Once you’ve written down your plot question, assign an answer to each side of the coin. "Heads: she buys it. Tails: she steals it." Flip the coin and you have your next plot point. Continue with the consequences of that action and set up another coin toss, and another, and another.

Have fun with this. The point is to be a little more open to allowing your story to wander down unpredictable paths.


WFMAD Day I am not sure anymore

It amuses me how difficult I find it to stay on top of the days this summer!

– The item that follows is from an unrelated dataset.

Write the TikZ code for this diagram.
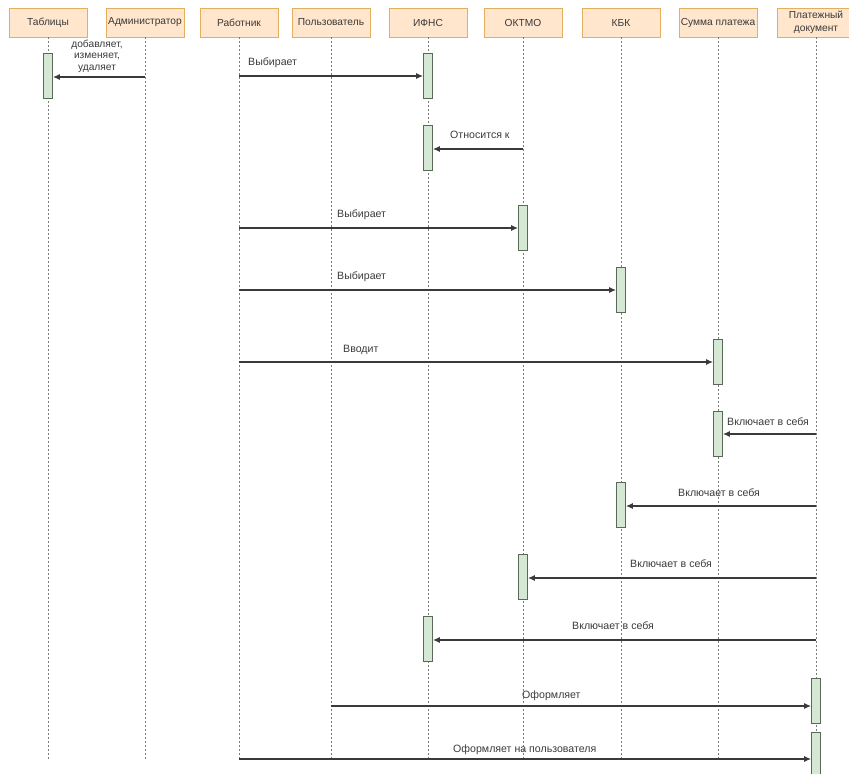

They didn’t have horseradish for sale at the farmer’s market yet, so I bought 4 pecks of peaches and 3 pails (1 pail = about 8 quarts) of blueberries. The OfficeMouse made a delicious peach and blueberry cobbler last night. The blueberries and some of the peaches are destined for the freezer. I might make some peach jam and can some of the peaches, though the thought of heating up my kitchen when it is so hot outside is rather unpleasant.

One of the reasons I love living up here on the Tundra is that I truly LIKE cold weather. When it gets up to 90 degrees plus humidity, I turn into a grumpy, snarling madwoman. We only get that kind of weather for a week or two a year, so it’s not worth buying an air conditioner. So I will make jam and retreat to the basement when I get too sticky.


Today’s advice: “Write straight into the emotional center of things. Write toward vulnerability. Don’t worry about appearing sentimental. Worry about being unavailable; worry about being absent or fraudulent.” Anne Lamott


Today’s prompt: Send your character into the world of her parents; unknown territory. She has to search through a parent’s desk in order to find something mundane. She is not supposed to go into the desk. What does she find there that will change the way her parents look to her? How will it change her?

If you don’t have a character young enough for parents, then have your character going through the desk of a friend, or a lover, or a boss. Or imagine yourself going through the desk of a friend, lover, or boss… or maybe one of your children.

Be sure to focus on the tiniest details; how did the sand get in the bottom left drawer? How old are those stamps? What does that key open?